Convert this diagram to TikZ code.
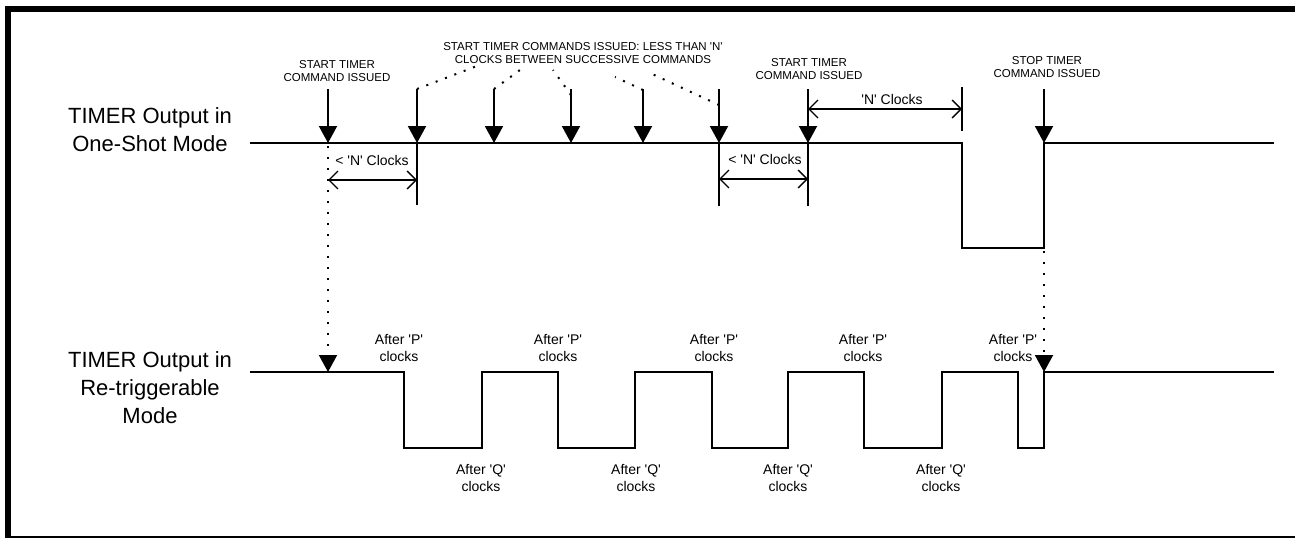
\documentclass[tikz,border=0pt]{standalone}
\usepackage{fontspec}
\setmainfont{Liberation Sans}
\usetikzlibrary{arrows.meta,positioning}
\newcommand{\tq}{\textquotesingle}
\tikzset{%
	wave/.style      = {line width=2pt, line join=miter},
	cmdarrow/.style  = {line width=2pt, -{Triangle[length=17pt,width=18pt]}},
	dotarrow/.style  = {line width=2pt, dash pattern=on 2pt off 9pt, -{Triangle[length=17pt,width=18pt]}},
	dotline/.style   = {line width=2pt, dash pattern=on 2pt off 8pt},
	dimline/.style   = {line width=1.3pt, {Straight Barb[length=9pt,width=18pt]}-{Straight Barb[length=9pt,width=18pt]}},
	tickline/.style  = {line width=1.5pt},
	modelabel/.style = {font=\fontsize{22}{28}\selectfont, align=center, inner sep=0pt},
	cmdlabel/.style  = {font=\fontsize{11.5}{13.5}\selectfont, align=center, inner sep=0pt},
	clklabel/.style  = {font=\fontsize{14}{17.5}\selectfont, align=center, inner sep=0pt},
}

\begin{document}
\begin{tikzpicture}[x=1pt,y=-1pt]
	\useasboundingbox (0,0) rectangle (1295,538);
	\draw[line width=6pt] (8,536) -- (8,9) -- (1295,9);  % frame
	\draw[line width=2pt] (5,537) -- (1295,537);
	
	\node[modelabel] (oneshot) at (150,130) {TIMER Output in\\One-Shot Mode};
	\node[modelabel] (retrig) at (150,388) {TIMER Output in\\Re-triggerable\\Mode};
	
	% one-shot output
	\draw[wave] (250,143) -- (962,143) -- (962,248) -- (1044,248) -- (1044,143) -- (1274,143);
	% re-triggerable output
	\draw[wave] (250,372) -- (404,372) -- (404,448) -- (482,448) -- (482,372) -- (558,372) -- (558,448)
		-- (635,448) -- (635,372) -- (712,372) -- (712,448) -- (788,448) -- (788,372) -- (864,372)
		-- (864,448) -- (942,448) -- (942,372) -- (1018,372) -- (1018,448) -- (1044,448) -- (1044,372) -- (1274,372);
	
	% commands
	\coordinate (cmd1) at (328,143);
	\coordinate (cmd2) at (417,143);
	\coordinate (cmd3) at (494,143);
	\coordinate (cmd4) at (571,143);
	\coordinate (cmd5) at (643,143);
	\coordinate (cmd6) at (719,143);
	\coordinate (cmd7) at (808,143);
	\coordinate (stop) at (1044,143);
	\coordinate[above=54pt of cmd1] (top1);
	\coordinate[above=54pt of cmd2] (top2);
	\coordinate[above=54pt of cmd3] (top3);
	\coordinate[above=54pt of cmd4] (top4);
	\coordinate[above=54pt of cmd5] (top5);
	\coordinate[above=54pt of cmd6] (top6);
	\coordinate[above=54pt of cmd7] (top7);
	\coordinate[above=54pt of stop] (topstop);
	\draw[cmdarrow] (top1) -- (cmd1);
	\draw[cmdarrow] (top2) -- (cmd2);
	\draw[cmdarrow] (top3) -- (cmd3);
	\draw[cmdarrow] (top4) -- (cmd4);
	\draw[cmdarrow] (top5) -- (cmd5);
	\draw[cmdarrow] (top6) -- (cmd6);
	\draw[cmdarrow] (top7) -- (cmd7);
	\draw[cmdarrow] (topstop) -- (stop);
	
	\node[cmdlabel] (start1) at (337,71) {START TIMER\\COMMAND ISSUED};
	\node[cmdlabel] (starts) at (583,53) {START TIMER COMMANDS ISSUED: LESS THAN \tq N\tq\\CLOCKS BETWEEN SUCCESSIVE COMMANDS};
	\node[cmdlabel] (start2) at (809,69) {START TIMER\\COMMAND ISSUED};
	\node[cmdlabel] (stopcmd) at (1047,67) {STOP TIMER\\COMMAND ISSUED};
	
	% dotted pointers to the successive commands
	\coordinate (p2) at (477,66);
	\coordinate (p3) at (520,70);
	\coordinate (p4) at (553,70);
	\coordinate (p5) at (615,77);
	\coordinate (p6) at (650,73);
	\draw[dotline] (top2) -- (p2);
	\draw[dotline] (top3) -- (p3);
	\draw[dotline] ([yshift=-6pt]top4) -- (p4);
	\draw[dotline] ([yshift=-1pt]top5) -- (p5);
	\draw[dotline] ([yshift=-16pt]top6) -- (p6);
	
	% < 'N' clocks
	\coordinate[below=37pt of cmd1] (dim1);
	\coordinate[below=62pt of cmd2] (tick2);
	\draw[tickline] (cmd2) -- (tick2);
	\draw[dimline] (dim1) -- (dim1 -| cmd2);
	\node[clklabel] (lessn1) at (372,160) {< \tq N\tq{} Clocks};
	\coordinate[below=36pt of cmd6] (dim2);
	\coordinate[below=63pt of cmd6] (tick6);
	\coordinate[below=63pt of cmd7] (tick7);
	\draw[tickline] (cmd6) -- (tick6);
	\draw[tickline] (cmd7) -- (tick7);
	\draw[dimline] (dim2) -- (dim2 -| cmd7);
	\node[clklabel] (lessn2) at (765,159) {< \tq N\tq{} Clocks};
	
	% 'N' clocks
	\coordinate (nend) at (962,109);
	\draw[tickline] (962,87) -- (962,131);
	\draw[dimline] (nend -| cmd7) -- (nend);
	\node[clklabel] (nclk) at (892,99) {\tq N\tq{} Clocks};
	
	% dotted links to the re-triggerable output
	\coordinate (rt1) at (328,372);
	\coordinate (low) at (1044,248);
	\coordinate (rt2) at (1044,372);
	\draw[dotarrow] ([yshift=8pt]cmd1) -- (rt1);
	\draw[dotarrow] ([yshift=8pt]low) -- (rt2);
	
	\node[clklabel] (aftp1) at (399,348) {After \tq P\tq\\clocks};
	\node[clklabel] (aftp2) at (558,348) {After \tq P\tq\\clocks};
	\node[clklabel] (aftp3) at (714,348) {After \tq P\tq\\clocks};
	\node[clklabel] (aftp4) at (863,348) {After \tq P\tq\\clocks};
	\node[clklabel] (aftp5) at (1013,348) {After \tq P\tq\\clocks};
	\node[clklabel] (aftq1) at (481,478) {After \tq Q\tq\\clocks};
	\node[clklabel] (aftq2) at (636,478) {After \tq Q\tq\\clocks};
	\node[clklabel] (aftq3) at (788,478) {After \tq Q\tq\\clocks};
	\node[clklabel] (aftq4) at (941,478) {After \tq Q\tq\\clocks};
\end{tikzpicture}
\end{document}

*****

Quote in full the listing given above; the images are to be left out.

Convert this diagram to TikZ code.
\documentclass[tikz,border=0pt]{standalone}
\usepackage{fontspec}
\setmainfont{Liberation Sans}
\usetikzlibrary{arrows.meta,positioning}
\newcommand{\tq}{\textquotesingle}
\tikzset{%
	wave/.style      = {line width=2pt, line join=miter},
	cmdarrow/.style  = {line width=2pt, -{Triangle[length=17pt,width=18pt]}},
	dotarrow/.style  = {line width=2pt, dash pattern=on 2pt off 9pt, -{Triangle[length=17pt,width=18pt]}},
	dotline/.style   = {line width=2pt, dash pattern=on 2pt off 8pt},
	dimline/.style   = {line width=1.3pt, {Straight Barb[length=9pt,width=18pt]}-{Straight Barb[length=9pt,width=18pt]}},
	tickline/.style  = {line width=1.5pt},
	modelabel/.style = {font=\fontsize{22}{28}\selectfont, align=center, inner sep=0pt},
	cmdlabel/.style  = {font=\fontsize{11.5}{13.5}\selectfont, align=center, inner sep=0pt},
	clklabel/.style  = {font=\fontsize{14}{17.5}\selectfont, align=center, inner sep=0pt},
}

\begin{document}
\begin{tikzpicture}[x=1pt,y=-1pt]
	\useasboundingbox (0,0) rectangle (1295,538);
	\draw[line width=6pt] (8,536) -- (8,9) -- (1295,9);  % frame
	\draw[line width=2pt] (5,537) -- (1295,537);
	
	\node[modelabel] (oneshot) at (150,130) {TIMER Output in\\One-Shot Mode};
	\node[modelabel] (retrig) at (150,388) {TIMER Output in\\Re-triggerable\\Mode};
	
	% one-shot output
	\draw[wave] (250,143) -- (962,143) -- (962,248) -- (1044,248) -- (1044,143) -- (1274,143);
	% re-triggerable output
	\draw[wave] (250,372) -- (404,372) -- (404,448) -- (482,448) -- (482,372) -- (558,372) -- (558,448)
		-- (635,448) -- (635,372) -- (712,372) -- (712,448) -- (788,448) -- (788,372) -- (864,372)
		-- (864,448) -- (942,448) -- (942,372) -- (1018,372) -- (1018,448) -- (1044,448) -- (1044,372) -- (1274,372);
	
	% commands
	\coordinate (cmd1) at (328,143);
	\coordinate (cmd2) at (417,143);
	\coordinate (cmd3) at (494,143);
	\coordinate (cmd4) at (571,143);
	\coordinate (cmd5) at (643,143);
	\coordinate (cmd6) at (719,143);
	\coordinate (cmd7) at (808,143);
	\coordinate (stop) at (1044,143);
	\coordinate[above=54pt of cmd1] (top1);
	\coordinate[above=54pt of cmd2] (top2);
	\coordinate[above=54pt of cmd3] (top3);
	\coordinate[above=54pt of cmd4] (top4);
	\coordinate[above=54pt of cmd5] (top5);
	\coordinate[above=54pt of cmd6] (top6);
	\coordinate[above=54pt of cmd7] (top7);
	\coordinate[above=54pt of stop] (topstop);
	\draw[cmdarrow] (top1) -- (cmd1);
	\draw[cmdarrow] (top2) -- (cmd2);
	\draw[cmdarrow] (top3) -- (cmd3);
	\draw[cmdarrow] (top4) -- (cmd4);
	\draw[cmdarrow] (top5) -- (cmd5);
	\draw[cmdarrow] (top6) -- (cmd6);
	\draw[cmdarrow] (top7) -- (cmd7);
	\draw[cmdarrow] (topstop) -- (stop);
	
	\node[cmdlabel] (start1) at (337,71) {START TIMER\\COMMAND ISSUED};
	\node[cmdlabel] (starts) at (583,53) {START TIMER COMMANDS ISSUED: LESS THAN \tq N\tq\\CLOCKS BETWEEN SUCCESSIVE COMMANDS};
	\node[cmdlabel] (start2) at (809,69) {START TIMER\\COMMAND ISSUED};
	\node[cmdlabel] (stopcmd) at (1047,67) {STOP TIMER\\COMMAND ISSUED};
	
	% dotted pointers to the successive commands
	\coordinate (p2) at (477,66);
	\coordinate (p3) at (520,70);
	\coordinate (p4) at (553,70);
	\coordinate (p5) at (615,77);
	\coordinate (p6) at (650,73);
	\draw[dotline] (top2) -- (p2);
	\draw[dotline] (top3) -- (p3);
	\draw[dotline] ([yshift=-6pt]top4) -- (p4);
	\draw[dotline] ([yshift=-1pt]top5) -- (p5);
	\draw[dotline] ([yshift=-16pt]top6) -- (p6);
	
	% < 'N' clocks
	\coordinate[below=37pt of cmd1] (dim1);
	\coordinate[below=62pt of cmd2] (tick2);
	\draw[tickline] (cmd2) -- (tick2);
	\draw[dimline] (dim1) -- (dim1 -| cmd2);
	\node[clklabel] (lessn1) at (372,160) {< \tq N\tq{} Clocks};
	\coordinate[below=36pt of cmd6] (dim2);
	\coordinate[below=63pt of cmd6] (tick6);
	\coordinate[below=63pt of cmd7] (tick7);
	\draw[tickline] (cmd6) -- (tick6);
	\draw[tickline] (cmd7) -- (tick7);
	\draw[dimline] (dim2) -- (dim2 -| cmd7);
	\node[clklabel] (lessn2) at (765,159) {< \tq N\tq{} Clocks};
	
	% 'N' clocks
	\coordinate (nend) at (962,109);
	\draw[tickline] (962,87) -- (962,131);
	\draw[dimline] (nend -| cmd7) -- (nend);
	\node[clklabel] (nclk) at (892,99) {\tq N\tq{} Clocks};
	
	% dotted links to the re-triggerable output
	\coordinate (rt1) at (328,372);
	\coordinate (low) at (1044,248);
	\coordinate (rt2) at (1044,372);
	\draw[dotarrow] ([yshift=8pt]cmd1) -- (rt1);
	\draw[dotarrow] ([yshift=8pt]low) -- (rt2);
	
	\node[clklabel] (aftp1) at (399,348) {After \tq P\tq\\clocks};
	\node[clklabel] (aftp2) at (558,348) {After \tq P\tq\\clocks};
	\node[clklabel] (aftp3) at (714,348) {After \tq P\tq\\clocks};
	\node[clklabel] (aftp4) at (863,348) {After \tq P\tq\\clocks};
	\node[clklabel] (aftp5) at (1013,348) {After \tq P\tq\\clocks};
	\node[clklabel] (aftq1) at (481,478) {After \tq Q\tq\\clocks};
	\node[clklabel] (aftq2) at (636,478) {After \tq Q\tq\\clocks};
	\node[clklabel] (aftq3) at (788,478) {After \tq Q\tq\\clocks};
	\node[clklabel] (aftq4) at (941,478) {After \tq Q\tq\\clocks};
\end{tikzpicture}
\end{document}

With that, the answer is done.